#### COLLECTED MATERIAL:
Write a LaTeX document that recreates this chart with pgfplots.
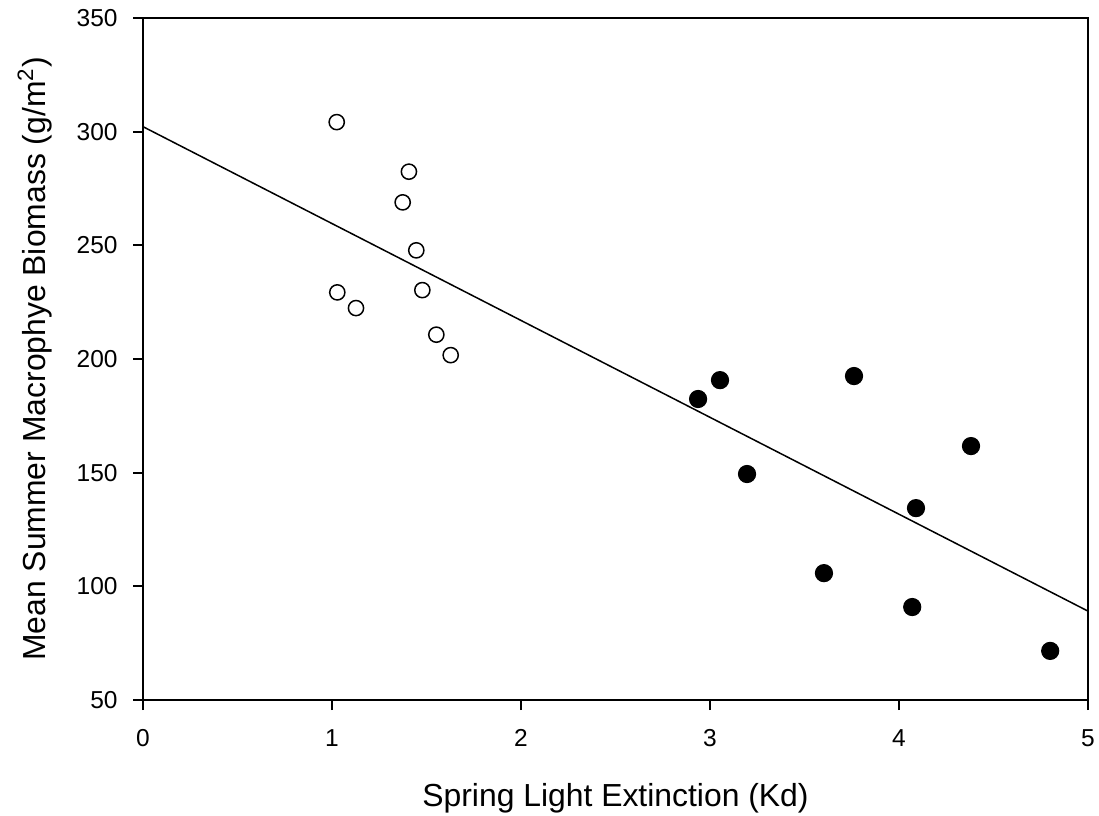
\documentclass[border=0pt]{standalone}
\usepackage{pgfplots}
\pgfplotsset{compat=1.18}
\usepackage{fontspec}
\setmainfont{Liberation Sans}
\begin{document}
\begin{tikzpicture}
\path[use as bounding box] (0bp,0bp) rectangle (549.5bp,408bp);
\begin{axis}[
  at={(71.5bp,58bp)}, anchor=south west,
  scale only axis, width=472.5bp, height=341bp,
  xmin=0, xmax=5, ymin=50, ymax=350,
  xtick={0,1,2,3,4,5}, ytick={50,100,150,200,250,300,350},
  tick align=outside, tick pos=left,
  major tick length=5bp,
  axis line style={line width=1bp},
  every tick/.style={line width=1bp, black},
  /pgf/number format/assume math mode=true,
  every tick label/.append style={font=\fontsize{12.3}{15}\selectfont},
  xticklabel={\fontsize{12.3}{15}\selectfont\pgfmathprintnumber{\tick}},
  yticklabel={\fontsize{12.3}{15}\selectfont\pgfmathprintnumber{\tick}},
  xticklabel style={anchor=base, inner sep=0pt, yshift=-18.3bp},
  yticklabel style={anchor=east, inner sep=0pt, xshift=-7.5bp},
  label style={font=\fontsize{16}{20}\selectfont},
  xlabel={Spring Light Extinction (Kd)},
  ylabel={Mean Summer Macrophye Biomass (g/m\textsuperscript{2})},
  xlabel style={at={(axis description cs:0.5,0)}, anchor=base, yshift=-53bp},
  ylabel style={at={(axis description cs:-0.1031,0.5)}, anchor=base},
  clip=false,
]
\addplot[black, line width=0.75bp] coordinates {(0,302.2) (5,89.1)};
\addplot[only marks, mark=*, mark size=3.8bp, mark options={draw=black, fill=white, line width=0.75bp}] coordinates {
(1.025,304.2) (1.407,282.4) (1.374,268.9) (1.446,247.8) (1.028,229.3)
(1.478,230.3) (1.127,222.4) (1.552,210.7) (1.628,201.7)};
\addplot[only marks, mark=*, mark size=4.3bp, mark options={draw=black, fill=black, line width=0.5bp}] coordinates {
(2.937,182.4) (3.053,190.7) (3.196,149.4) (3.603,105.8) (3.762,192.5)
(4.09,134.4) (4.07,90.9) (4.381,161.7) (4.80,71.6)};
\end{axis}
\end{tikzpicture}
\end{document}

#### SHORT EXERCISE:
Each line of the material must be retyped exactly, except that images are omitted.

#### EXERCISE RESULT:
Write a LaTeX document that recreates this chart with pgfplots.
\documentclass[border=0pt]{standalone}
\usepackage{pgfplots}
\pgfplotsset{compat=1.18}
\usepackage{fontspec}
\setmainfont{Liberation Sans}
\begin{document}
\begin{tikzpicture}
\path[use as bounding box] (0bp,0bp) rectangle (549.5bp,408bp);
\begin{axis}[
  at={(71.5bp,58bp)}, anchor=south west,
  scale only axis, width=472.5bp, height=341bp,
  xmin=0, xmax=5, ymin=50, ymax=350,
  xtick={0,1,2,3,4,5}, ytick={50,100,150,200,250,300,350},
  tick align=outside, tick pos=left,
  major tick length=5bp,
  axis line style={line width=1bp},
  every tick/.style={line width=1bp, black},
  /pgf/number format/assume math mode=true,
  every tick label/.append style={font=\fontsize{12.3}{15}\selectfont},
  xticklabel={\fontsize{12.3}{15}\selectfont\pgfmathprintnumber{\tick}},
  yticklabel={\fontsize{12.3}{15}\selectfont\pgfmathprintnumber{\tick}},
  xticklabel style={anchor=base, inner sep=0pt, yshift=-18.3bp},
  yticklabel style={anchor=east, inner sep=0pt, xshift=-7.5bp},
  label style={font=\fontsize{16}{20}\selectfont},
  xlabel={Spring Light Extinction (Kd)},
  ylabel={Mean Summer Macrophye Biomass (g/m\textsuperscript{2})},
  xlabel style={at={(axis description cs:0.5,0)}, anchor=base, yshift=-53bp},
  ylabel style={at={(axis description cs:-0.1031,0.5)}, anchor=base},
  clip=false,
]
\addplot[black, line width=0.75bp] coordinates {(0,302.2) (5,89.1)};
\addplot[only marks, mark=*, mark size=3.8bp, mark options={draw=black, fill=white, line width=0.75bp}] coordinates {
(1.025,304.2) (1.407,282.4) (1.374,268.9) (1.446,247.8) (1.028,229.3)
(1.478,230.3) (1.127,222.4) (1.552,210.7) (1.628,201.7)};
\addplot[only marks, mark=*, mark size=4.3bp, mark options={draw=black, fill=black, line width=0.5bp}] coordinates {
(2.937,182.4) (3.053,190.7) (3.196,149.4) (3.603,105.8) (3.762,192.5)
(4.09,134.4) (4.07,90.9) (4.381,161.7) (4.80,71.6)};
\end{axis}
\end{tikzpicture}
\end{document}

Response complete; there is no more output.